Look again at that campaign coin with the elephant and rider. The mahout sits forward on the neck, not high in a howdah; his right arm extends with a goad; the animal strides, not charges. This is a handler in control of a drilled mount, not a showman. When painters later imagined the great battles, they added thunderheads and rearing teams. The coin gives you something else: the quiet competence that makes thunder possible. On a wall relief from far to the south, elephants appear in processions of power where kings and gods share space. In both cases the detail that catches the eye is technique—the calm alignment of legs, the measured turn of a head, the way a rider’s weight centres over the spine. Art is documentary if you know where to look.

Why the Romans changed the terms

After the first shocks wore off, Rome brought cold discipline to an emotional problem.
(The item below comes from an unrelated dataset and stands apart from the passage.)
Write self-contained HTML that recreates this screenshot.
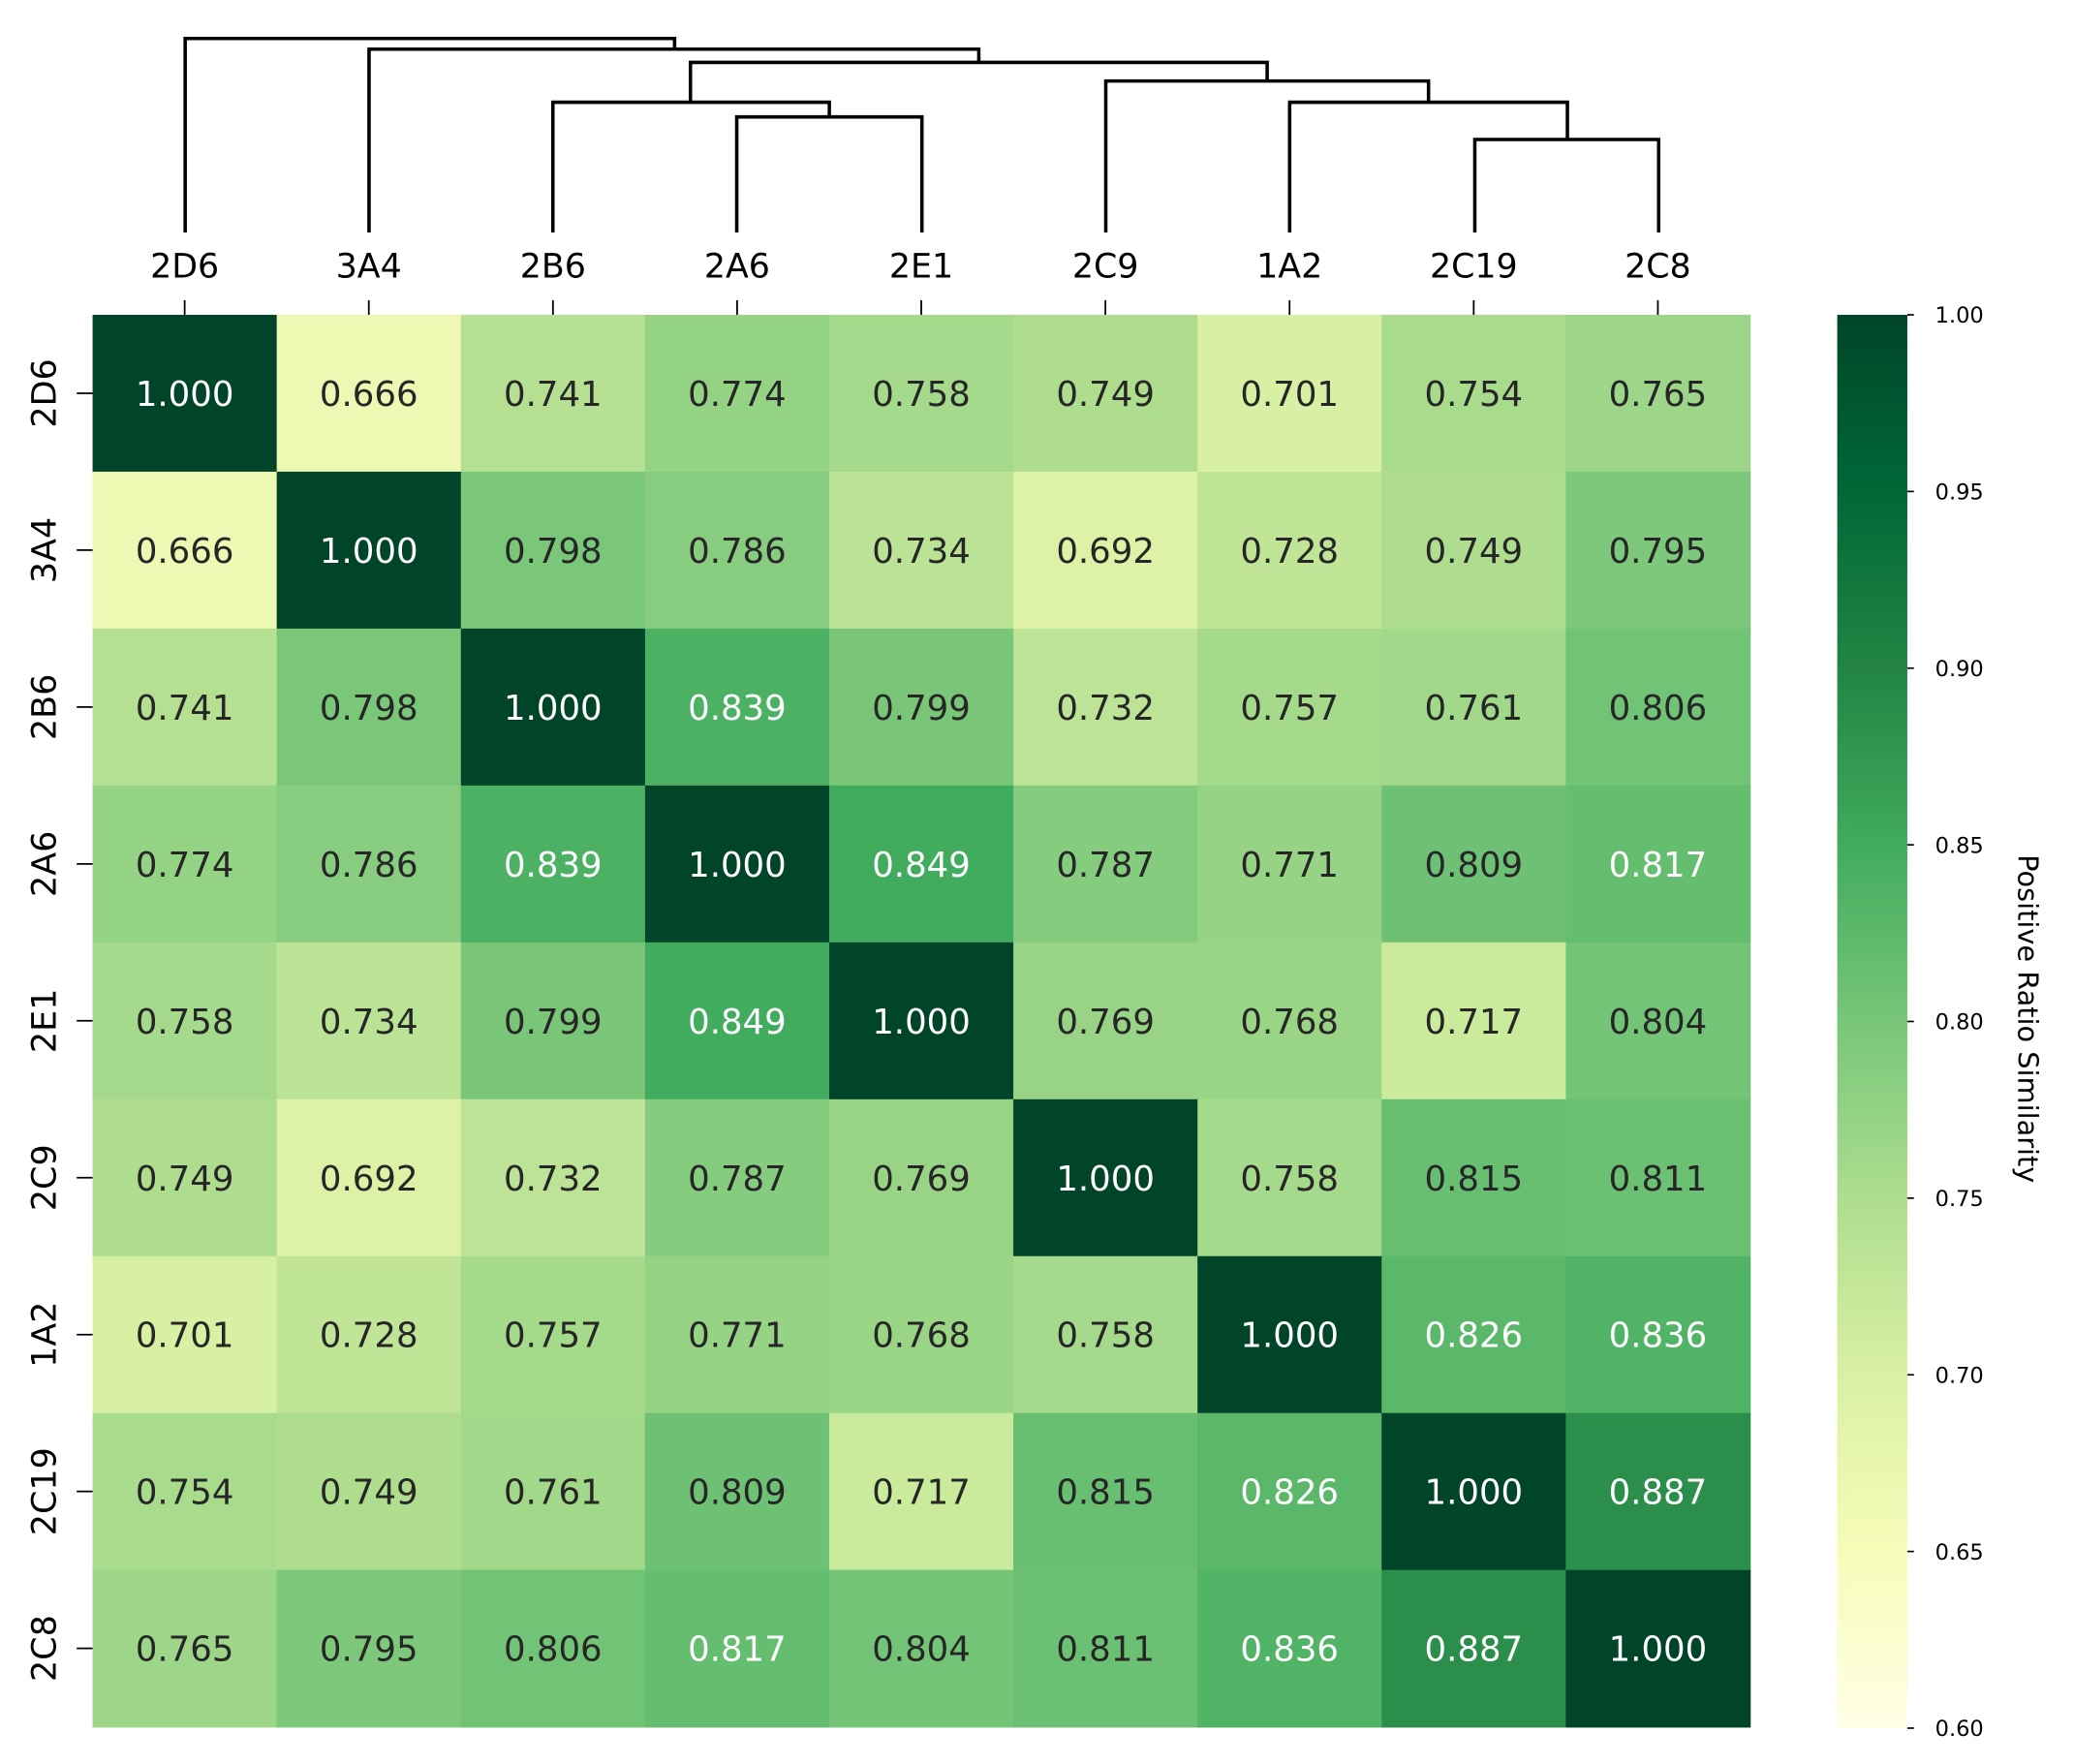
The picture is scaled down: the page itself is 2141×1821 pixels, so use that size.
<!DOCTYPE html>
<html><head><meta charset="utf-8"><style>
html,body{margin:0;padding:0;background:#fff;}
svg{display:block;}
text{font-family:"DejaVu Sans","Liberation Sans",sans-serif;}
</style></head><body>
<svg id="s" width="2141" height="1821" viewBox="0 0 1568 1328" preserveAspectRatio="none" xmlns="http://www.w3.org/2000/svg">
<defs>
<linearGradient id="cb" x1="0" y1="1" x2="0" y2="0">
<stop offset="0" stop-color="#ffffe5"/><stop offset="0.125" stop-color="#f7fcb9"/><stop offset="0.25" stop-color="#d9f0a3"/><stop offset="0.375" stop-color="#addd8e"/><stop offset="0.5" stop-color="#78c679"/><stop offset="0.625" stop-color="#41ab5d"/><stop offset="0.75" stop-color="#238443"/><stop offset="0.875" stop-color="#006837"/><stop offset="1" stop-color="#004529"/>
</linearGradient>
</defs>
<g id="g"></g>
</svg>
<script>
var labels=["2D6","3A4","2B6","2A6","2E1","2C9","1A2","2C19","2C8"];
var M=[
[1.000,0.666,0.741,0.774,0.758,0.749,0.701,0.754,0.765],
[0.666,1.000,0.798,0.786,0.734,0.692,0.728,0.749,0.795],
[0.741,0.798,1.000,0.839,0.799,0.732,0.757,0.761,0.806],
[0.774,0.786,0.839,1.000,0.849,0.787,0.771,0.809,0.817],
[0.758,0.734,0.799,0.849,1.000,0.769,0.768,0.717,0.804],
[0.749,0.692,0.732,0.787,0.769,1.000,0.758,0.815,0.811],
[0.701,0.728,0.757,0.771,0.768,0.758,1.000,0.826,0.836],
[0.754,0.749,0.761,0.809,0.717,0.815,0.826,1.000,0.887],
[0.765,0.795,0.806,0.817,0.804,0.811,0.836,0.887,1.000]];
var stops=["#ffffe5","#f7fcb9","#d9f0a3","#addd8e","#78c679","#41ab5d","#238443","#006837","#004529"].map(function(h){return [parseInt(h.substr(1,2),16),parseInt(h.substr(3,2),16),parseInt(h.substr(5,2),16)];});
function col(v){var t=(v-0.6)/0.4;t=Math.max(0,Math.min(1,t))*8;var i=Math.min(7,Math.floor(t)),f=t-i;var a=stops[i],b=stops[i+1];return "rgb("+[0,1,2].map(function(k){return Math.round(a[k]+(b[k]-a[k])*f);}).join(",")+")";}
var x0=70,x1=1323,y0=237,y1=1300,cw=(x1-x0)/9,ch=(y1-y0)/9;
var h="";
for(var r=0;r<9;r++)for(var c=0;c<9;c++){var v=M[r][c];
h+='<rect x="'+(x0+c*cw)+'" y="'+(y0+r*ch)+'" width="'+(cw+0.6)+'" height="'+(ch+0.6)+'" fill="'+col(v)+'"/>';
h+='<text x="'+(x0+(c+0.5)*cw)+'" y="'+(y0+(r+0.5)*ch+9.5)+'" font-size="26" text-anchor="middle" fill="'+(v>0.816?"#fff":"#262626")+'">'+v.toFixed(3)+'</text>';}
for(var i=0;i<9;i++){var cx=x0+(i+0.5)*cw,cy=y0+(i+0.5)*ch;
h+='<line x1="'+cx+'" y1="226" x2="'+cx+'" y2="237" stroke="#000" stroke-width="1.3"/>';
h+='<text x="'+cx+'" y="209" font-size="25.5" text-anchor="middle">'+labels[i]+'</text>';
h+='<line x1="58" y1="'+cy+'" x2="70" y2="'+cy+'" stroke="#000" stroke-width="1.3"/>';
h+='<text transform="translate(42,'+cy+') rotate(-90)" font-size="25.5" text-anchor="middle">'+labels[i]+'</text>';}
var segs=[[140,175,140,29,510,29,510,37],[279,175,279,37,740,37,740,47],[522,77,522,47,958,47,958,61],
[418,175,418,77,627,77,627,88],[557,175,557,88,697,88,697,175],[836,175,836,61,1080,61,1080,77],
[975,175,975,77,1185,77,1185,105],[1115,175,1115,105,1254,105,1254,175]];
segs.forEach(function(s){h+='<polyline points="'+s[0]+','+s[1]+' '+s[2]+','+s[3]+' '+s[4]+','+s[5]+' '+s[6]+','+s[7]+'" fill="none" stroke="#000" stroke-width="2.6"/>';});
var bx=1389,bw=53,by0=237,by1=1301;
h+='<rect x="'+bx+'" y="'+by0+'" width="'+bw+'" height="'+(by1-by0)+'" fill="url(#cb)"/>';
for(var k=0;k<=8;k++){var v=0.6+k*0.05,yy=by1-(by1-by0)*k/8;
h+='<line x1="'+(bx+bw)+'" y1="'+yy+'" x2="'+(bx+bw+5)+'" y2="'+yy+'" stroke="#000" stroke-width="1.2"/>';
h+='<text x="'+(bx+bw+21)+'" y="'+(yy+6)+'" font-size="16.5">'+v.toFixed(2)+'</text>';}
h+='<text transform="translate(1526,767) rotate(90)" font-size="21" text-anchor="middle">Positive Ratio Similarity</text>';
document.getElementById("g").innerHTML=h;
</script>
</body></html>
Officers wrote down what worked against elephants and drilled it. Engineers cut stakes and laid pits on likely approaches. Quartermasters learned to starve enemy beasts of calm by sending skirmishers to harass their foragers. The army that once scattered at the first sight of a trunk eventually led hamstrung animals in victory parades. Some were even turned to Roman use—not often, not always well, but enough to make the point that there is no monopoly on technique.

That change reveals something larger. Where an elephant charge had once been a hammer, it became a test. If you held your nerve, opened your lanes at the right moment, and let the fleshy wall thunder into the space you offered it, their power bled away. The moment commanders fully trusted their men to do this on command, the age of the Mediterranean war elephant had already begun to end.

Legacy and lessons

Hannibal’s elephants live on because they carry good stories. They also carry good lessons. First, logistics beats theatre. If you cannot feed and water an elephant, you do not have an elephant, you have a liability. Second, training defines the weapon. A column of nervous beasts is a hazard; a drilled file is a tool. Third, the enemy adapts. Rome did, and once it did, the value of the elephant slipped from necessary to situational. Even so, the animal left a stamp on tactics, art, coinage, and memory. A single silver piece with a tiny rider can make a case as eloquently as a room-sized canvas with rumbling clouds.

As for the species question, the neat answer does not exist, and that is fine. Carthage fought with the elephants it could get, mostly African, possibly with the occasional eastern outlier. The real wonder is not which exact skull shape loomed over the Roman lines, but that handlers could persuade any elephant to walk, calmly, into a hail of iron and noise—and that those who faced them could learn, in time, to stand still and let the storm pass through.